Clever sods, don't you dare take the mickey out of Helen either, she was a first timer and managed to bait her own hook and catch and land her own fish !


----------



## phodge (Sep 1, 2002)

Hmmmm...the last 'sport' where we kill animals for pleasure....

:?


----------



## mighTy Tee (Jul 10, 2002)

Helen has got you right in the palm of her hands


----------



## TTonyTT (Apr 24, 2006)

TTotal said:


> Clever sods, don't you dare take the mickey out of Helen either, she was a first timer and managed to bait her own hook and catch and land her own fish !


Excellent catch, much better than some of the old stuff that she's caught before.


----------



## Private Prozac (Jul 7, 2003)

Probably smells better too! :wink:


----------



## TTotal (Aug 12, 2002)

phodge said:


> Hmmmm...the last 'sport' where we kill animals for pleasure....
> 
> :?


Hey Penny you are wildly wrong!

Today the fisherman ensures that the fish is ...

Gently handled

Laid on a soft mat whilst taken off the hook

The hooks are all barb less

The fish is kept out of the water for a minimum time

The fish is gently placed back into the water

The nets are made of softer fabrics


----------



## Sim (Mar 7, 2003)

phodge said:


> Hmmmm...the last 'sport' where we kill animals for pleasure....
> 
> :?


Most fisherman put them back...

If they don't they eat them. Lots of people eat fish for pleasure :roll:


----------



## John C (Jul 5, 2002)

TTotal said:


> phodge said:
> 
> 
> > Hmmmm...the last 'sport' where we kill animals for pleasure....
> ...


Awwwwwwwwww ya big softie, even the fish must enjoy fishing these days! :wink:


----------



## ratty (May 18, 2004)

John C said:


> TTotal said:
> 
> 
> > phodge said:
> ...


I bet the one on my plate tonight didn't think so, :wink:


----------



## Hev (Feb 26, 2005)

TTotal said:


> phodge said:
> 
> 
> > Hmmmm...the last 'sport' where we kill animals for pleasure....
> ...


So the point of fishing is :?: :roll:

Hev x :-*


----------



## mighTy Tee (Jul 10, 2002)

Hev said:


> So the point of fishing is :?: :roll:
> 
> Hev x :-*


To piss off boat users. :evil: When I used to race sailing boats on the river Avon (Worcestershire) the fishermen on the left bank cast their lines to the right bank, the fishermen on the right bank cast their lines to the left bank, whilst we tried to sail down the middle.... (and they would catapult a bread/maggot mix at the boat)
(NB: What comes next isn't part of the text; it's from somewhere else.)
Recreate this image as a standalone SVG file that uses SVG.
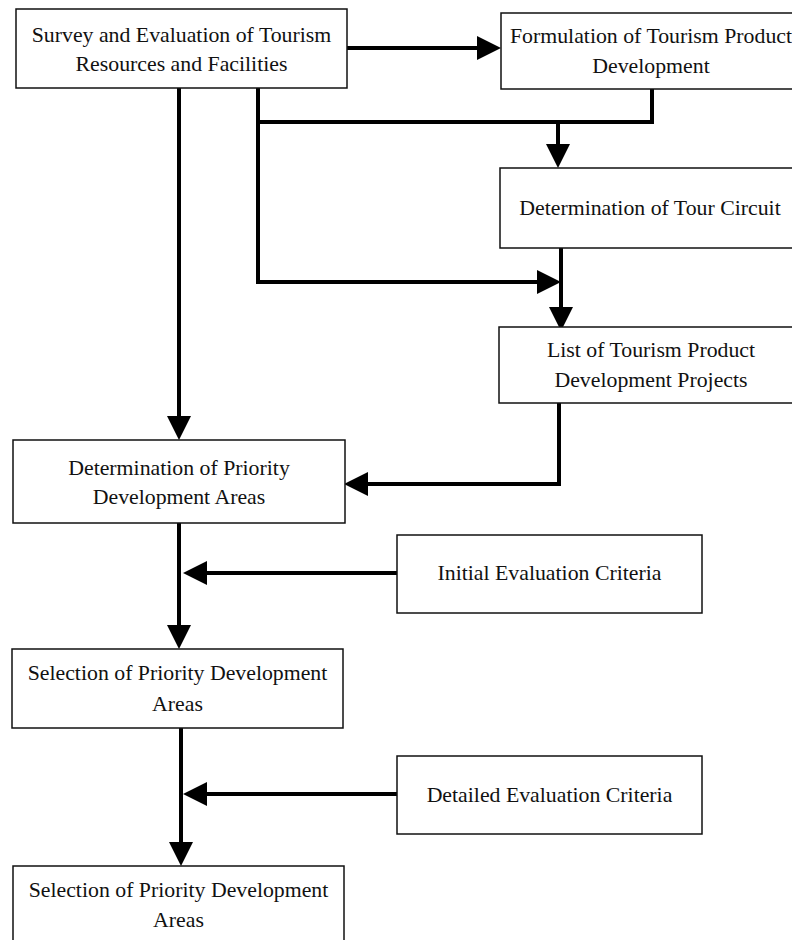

So having moved south I had hoped the problem with fishermen would be no more. No the bastards fish right outside the sailing club or off a boat jetty, and cant understand the presence of boats. :? :?


----------



## TTotal (Aug 12, 2002)

I recall driving my motorboat on the Thames near Wallingford at 20 plus knots (well we were all pissed) straight through a similar situation, didnt half get some mad crazed blokes shouting and spitting flames! So I can understand both sides now.  
Calm down dear there is plenty of room for all the folk who want to play on the water!


----------



## genocidalduck (May 19, 2005)

16.5 lb? Is that it? 

My personal best is a 38lb Mirror. One off the biggest fish ive seen in this country. However. The guy who owned the lake. Stocked it from French lakes. Including the British Unofficial recored CATFISH (110lb). However it isnt recognised because it isnt English. But rather born in France.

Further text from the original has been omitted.